Characterizing spin-valley-blockades in the bilayer graphene system

Advancements in the transport spectroscopy of 2D-material quantum-dot platforms have sparked an interest in spin-valley qubits. In this context, the Pauli blockades observed in quantum dot structures play a pivotal role in enabling the initialization and manipulation of multi-qubit systems. Concentrating on multi-quantum dot structures within the bilayer graphene framework and guided by experimental findings, we have develop multifaceted computational models, that capture the transport characteristics as a function of gate voltages as well as the physics of the underlying material.
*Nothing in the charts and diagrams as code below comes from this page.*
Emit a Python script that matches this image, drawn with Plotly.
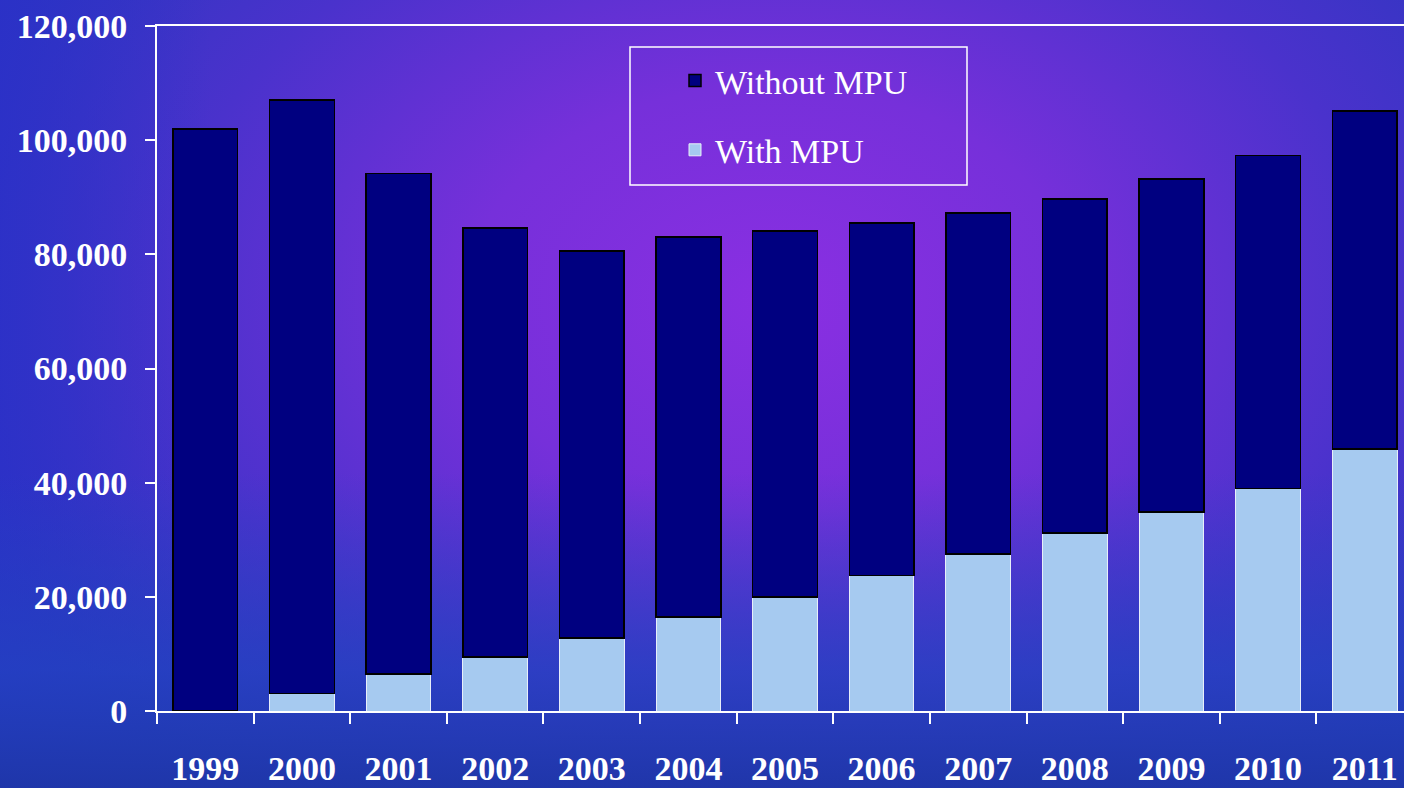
import base64
import plotly.graph_objects as go

years = ["1999", "2000", "2001", "2002", "2003", "2004", "2005",
         "2006", "2007", "2008", "2009", "2010", "2011"]
totals = [102000, 107000, 94200, 84600, 80600, 83000, 84100,
          85500, 87200, 89700, 93200, 97300, 105100]
with_mpu = [0, 3100, 6500, 9500, 12800, 16500, 20000,
            23700, 27500, 31200, 34900, 39000, 45900]
without_mpu = [t - w for t, w in zip(totals, with_mpu)]
y_ticks = [0, 20000, 40000, 60000, 80000, 100000, 120000]

W, H = 1404, 788
L, R, T, B = 157, 0, 26, 77
PW, PH = W - L - R, H - T - B

svg = f"""<svg xmlns='http://www.w3.org/2000/svg' width='{W}' height='{H}' viewBox='0 0 {W} {H}' preserveAspectRatio='none'>
<defs>
<radialGradient id='g' cx='0.55' cy='0.38' r='0.62' gradientTransform='translate(0.55 0.38) scale(1 1.25) translate(-0.55 -0.38)'>
<stop offset='0' stop-color='#8a2fe2'/>
<stop offset='0.35' stop-color='#7630da'/>
<stop offset='0.7' stop-color='#4a32cc'/>
<stop offset='1' stop-color='#2e36c0'/>
</radialGradient>
<linearGradient id='b' x1='0' y1='0' x2='0' y2='1'>
<stop offset='0.6' stop-color='#2242c0' stop-opacity='0'/>
<stop offset='0.85' stop-color='#2242c0' stop-opacity='0.75'/>
<stop offset='1' stop-color='#1e36a8' stop-opacity='0.95'/>
</linearGradient>
<linearGradient id='l' x1='0' y1='0' x2='1' y2='0'>
<stop offset='0' stop-color='#2a30c8' stop-opacity='0.8'/>
<stop offset='0.15' stop-color='#2a30c8' stop-opacity='0'/>
</linearGradient>
</defs>
<rect width='{W}' height='{H}' fill='url(#g)'/>
<rect width='{W}' height='{H}' fill='url(#l)'/>
<rect width='{W}' height='{H}' fill='url(#b)'/>
</svg>"""
bg_uri = "data:image/svg+xml;base64," + base64.b64encode(svg.encode()).decode()

fig = go.Figure()
fig.add_trace(go.Bar(
    x=years, y=with_mpu, name="With MPU", legendgroup="a", legendrank=2,
    marker=dict(color="#A6CAF0", line=dict(color="#e8eefa", width=1)),
))
fig.add_trace(go.Bar(
    x=years, y=without_mpu, name="Without MPU", legendgroup="b", legendrank=1,
    marker=dict(color="#000080", line=dict(color="#000000", width=1.5)),
))

def px_x(p):
    return (p - L) / PW

def px_y(p):
    return (H - B - p) / PH

fig.add_shape(type="rect", xref="paper", yref="paper",
              x0=px_x(630), x1=px_x(967), y0=px_y(185), y1=px_y(47),
              line=dict(color="white", width=1.5), fillcolor="rgba(0,0,0,0)")

fig.add_layout_image(dict(
    source=bg_uri, xref="paper", yref="paper",
    x=-L / PW, y=1 + T / PH, sizex=W / PW, sizey=H / PH,
    xanchor="left", yanchor="top", sizing="stretch", layer="below",
))

fig.update_layout(
    width=W, height=H,
    margin=dict(l=L, r=R, t=T, b=B),
    barmode="stack", bargap=0.33,
    paper_bgcolor="#4a30c8", plot_bgcolor="rgba(0,0,0,0)",
    font=dict(family="Liberation Serif", color="white", size=34),
    showlegend=True,
    legend=dict(
        x=px_x(675), y=px_y(52), xanchor="left", yanchor="top",
        bgcolor="rgba(0,0,0,0)", borderwidth=0,
        font=dict(family="Liberation Serif", size=34, color="white"),
        traceorder="grouped", tracegroupgap=22,
    ),
    xaxis=dict(
        range=[-0.5, 12.5 - (1413 - 1404) / 96.6],
        showline=True, linecolor="white", linewidth=2, mirror=True,
        ticks="outside", tickson="boundaries", ticklen=11, tickcolor="white", tickwidth=1.5,
        tickfont=dict(family="Liberation Serif", size=34, color="white", weight="bold"),
        ticklabelstandoff=26, showgrid=False, zeroline=False,
    ),
    yaxis=dict(
        range=[0, 120000], tickvals=y_ticks, tickformat=",d",
        showline=True, linecolor="white", linewidth=2,
        ticks="outside", ticklen=10, tickcolor="white", tickwidth=1.5,
        tickfont=dict(family="Liberation Serif", size=34, color="white", weight="bold"),
        ticklabelstandoff=11, showgrid=False, zeroline=False,
    ),
)

fig.write_html(
    "out.html",
    config={"displayModeBar": False},
    post_script="document.body.style.margin='0';document.body.style.overflow='hidden';",
)
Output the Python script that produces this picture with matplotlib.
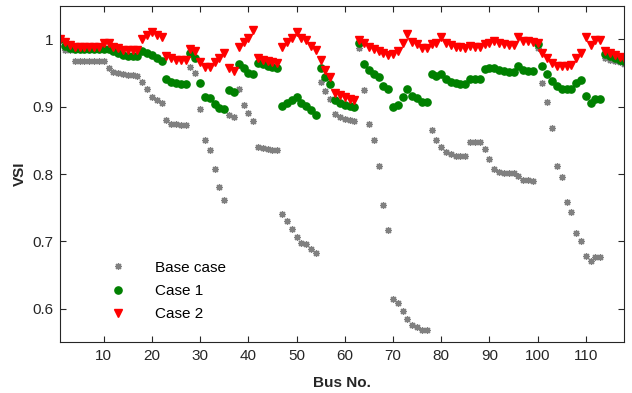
import numpy as np
import matplotlib
matplotlib.use("Agg")
import matplotlib.pyplot as plt

plt.rcParams['font.family'] = ['Liberation Sans', 'DejaVu Sans']

# Bus numbers of the 118-bus system
bus = np.arange(1, 119)

# Voltage stability index per bus
vsi_base = [
    1.000, 0.984, 0.984, 0.968, 0.968, 0.968, 0.968, 0.968, 0.968, 0.968,
    0.957, 0.952, 0.950, 0.948, 0.947, 0.947, 0.946, 0.937, 0.926, 0.915,
    0.910, 0.905, 0.880, 0.875, 0.874, 0.873, 0.873, 0.959, 0.950, 0.897,
    0.851, 0.836, 0.807, 0.780, 0.762, 0.888, 0.885, 0.926, 0.903, 0.891,
    0.879, 0.840, 0.838, 0.837, 0.836, 0.835, 0.741, 0.730, 0.719, 0.707,
    0.698, 0.696, 0.689, 0.683, 0.937, 0.923, 0.911, 0.889, 0.885, 0.882,
    0.880, 0.878, 0.987, 0.925, 0.875, 0.851, 0.812, 0.754, 0.717, 0.615,
    0.609, 0.596, 0.584, 0.575, 0.573, 0.569, 0.569, 0.866, 0.851, 0.840,
    0.833, 0.829, 0.827, 0.826, 0.826, 0.847, 0.847, 0.847, 0.837, 0.822,
    0.807, 0.803, 0.802, 0.801, 0.801, 0.797, 0.791, 0.791, 0.790, 0.987,
    0.935, 0.907, 0.869, 0.812, 0.795, 0.759, 0.743, 0.712, 0.700, 0.678,
    0.671, 0.677, 0.677, 0.973, 0.970, 0.968, 0.966, 0.964,
]

vsi_case1 = [
    1.000, 0.990, 0.987, 0.985, 0.985, 0.985, 0.985, 0.985, 0.985, 0.985,
    0.986, 0.982, 0.979, 0.977, 0.975, 0.975, 0.975, 0.982, 0.980, 0.977,
    0.972, 0.968, 0.941, 0.937, 0.935, 0.934, 0.934, 0.979, 0.973, 0.935,
    0.915, 0.913, 0.904, 0.898, 0.896, 0.925, 0.922, 0.964, 0.957, 0.950,
    0.949, 0.965, 0.963, 0.961, 0.959, 0.958, 0.901, 0.905, 0.910, 0.914,
    0.905, 0.901, 0.895, 0.888, 0.958, 0.944, 0.933, 0.910, 0.906, 0.903,
    0.901, 0.900, 0.994, 0.963, 0.955, 0.949, 0.944, 0.931, 0.926, 0.899,
    0.903, 0.915, 0.927, 0.916, 0.913, 0.907, 0.907, 0.948, 0.945, 0.949,
    0.941, 0.937, 0.935, 0.934, 0.934, 0.941, 0.941, 0.941, 0.956, 0.957,
    0.957, 0.954, 0.953, 0.952, 0.952, 0.960, 0.954, 0.953, 0.953, 0.993,
    0.961, 0.949, 0.938, 0.930, 0.927, 0.927, 0.927, 0.935, 0.940, 0.916,
    0.906, 0.912, 0.912, 0.978, 0.975, 0.972, 0.970, 0.968,
]

vsi_case2 = [
    1.001, 0.996, 0.992, 0.988, 0.988, 0.988, 0.988, 0.988, 0.988, 0.994,
    0.994, 0.989, 0.987, 0.984, 0.984, 0.984, 0.984, 1.001, 1.006, 1.011,
    1.006, 1.003, 0.976, 0.972, 0.969, 0.969, 0.969, 0.986, 0.983, 0.967,
    0.959, 0.959, 0.966, 0.972, 0.979, 0.957, 0.953, 0.989, 0.996, 1.002,
    1.014, 0.973, 0.969, 0.968, 0.967, 0.965, 0.989, 0.996, 1.002, 1.011,
    1.002, 0.999, 0.990, 0.984, 0.969, 0.955, 0.944, 0.920, 0.917, 0.915,
    0.912, 0.910, 0.999, 0.994, 0.989, 0.986, 0.982, 0.979, 0.977, 0.978,
    0.982, 0.994, 1.008, 0.996, 0.993, 0.987, 0.987, 0.993, 0.995, 1.003,
    0.995, 0.992, 0.989, 0.988, 0.987, 0.990, 0.989, 0.989, 0.993, 0.995,
    0.998, 0.994, 0.993, 0.992, 0.992, 1.004, 0.998, 0.997, 0.996, 0.995,
    0.979, 0.973, 0.965, 0.961, 0.961, 0.961, 0.962, 0.973, 0.980, 1.003,
    0.992, 0.999, 0.999, 0.982, 0.979, 0.977, 0.974, 0.973,
]

series_names = ['Base case', 'Case 1', 'Case 2']
x_ticks = [10, 20, 30, 40, 50, 60, 70, 80, 90, 100, 110]
y_ticks = [0.6, 0.7, 0.8, 0.9, 1.0]
y_tick_labels = ['0.6', '0.7', '0.8', '0.9', '1']

fig = plt.figure(figsize=(6.32, 3.93), dpi=100)
ax = fig.add_axes([0.0954, 0.129, 0.8926, 0.8565])

axis_col = '#262626'

ax.plot(bus, vsi_base, linestyle='none', marker=(8, 2, 0), markersize=5,
        markeredgewidth=0.9, color='#808080', label=series_names[0])
ax.plot(bus, vsi_case1, linestyle='none', marker='o', markersize=5.2,
        color='#008000', markeredgecolor='#008000', label=series_names[1])
ax.plot(bus, vsi_case2, linestyle='none', marker='v', markersize=6.0,
        color='#ff0000', markeredgecolor='#ff0000', label=series_names[2])

ax.set_xlim(1, 118)
ax.set_ylim(0.55, 1.05)
ax.set_xticks(x_ticks)
ax.set_xticklabels([str(t) for t in x_ticks])
ax.set_yticks(y_ticks)
ax.set_yticklabels(y_tick_labels)

ax.tick_params(direction='in', length=4, width=0.8, top=True, right=True,
               labelsize=11, colors=axis_col, pad=5)
for sp in ax.spines.values():
    sp.set_color(axis_col)
    sp.set_linewidth(0.8)

ax.set_xlabel('Bus No.', fontsize=11, fontweight='bold', color=axis_col, labelpad=9)
ax.set_ylabel('VSI', fontsize=11, fontweight='bold', color=axis_col, labelpad=4)

leg = ax.legend(loc='lower left', bbox_to_anchor=(0.043, 0.036), frameon=False,
                fontsize=11, handlelength=3.2, handletextpad=0.8,
                labelspacing=0.6, borderaxespad=0.2)
for t in leg.get_texts():
    t.set_color('black')

fig.savefig('out.png', dpi=100)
Besides accurately simulating the occurrence of Pauli blockades, our simulations have notably unveiled two remarkable phenomena: (i) the presence of multiple resonances within a bias triangle, and (ii) the manifestation of multiple spin-valley blockades. Harnessing our model to train a machine learning algorithm, we have devised an automated approach for the real-time identification of multiple Pauli blockade regimes. Through numerical forecasts and validation against test data, we pinpoint both the locations and the number of Pauli blockades likely to arise. The comprehensive and integrated computational models developed in this study thus lay a foundation for future experiments in the field of transport spectroscopy in other 2D-material platforms for the experimental realization of spin-valley qubits.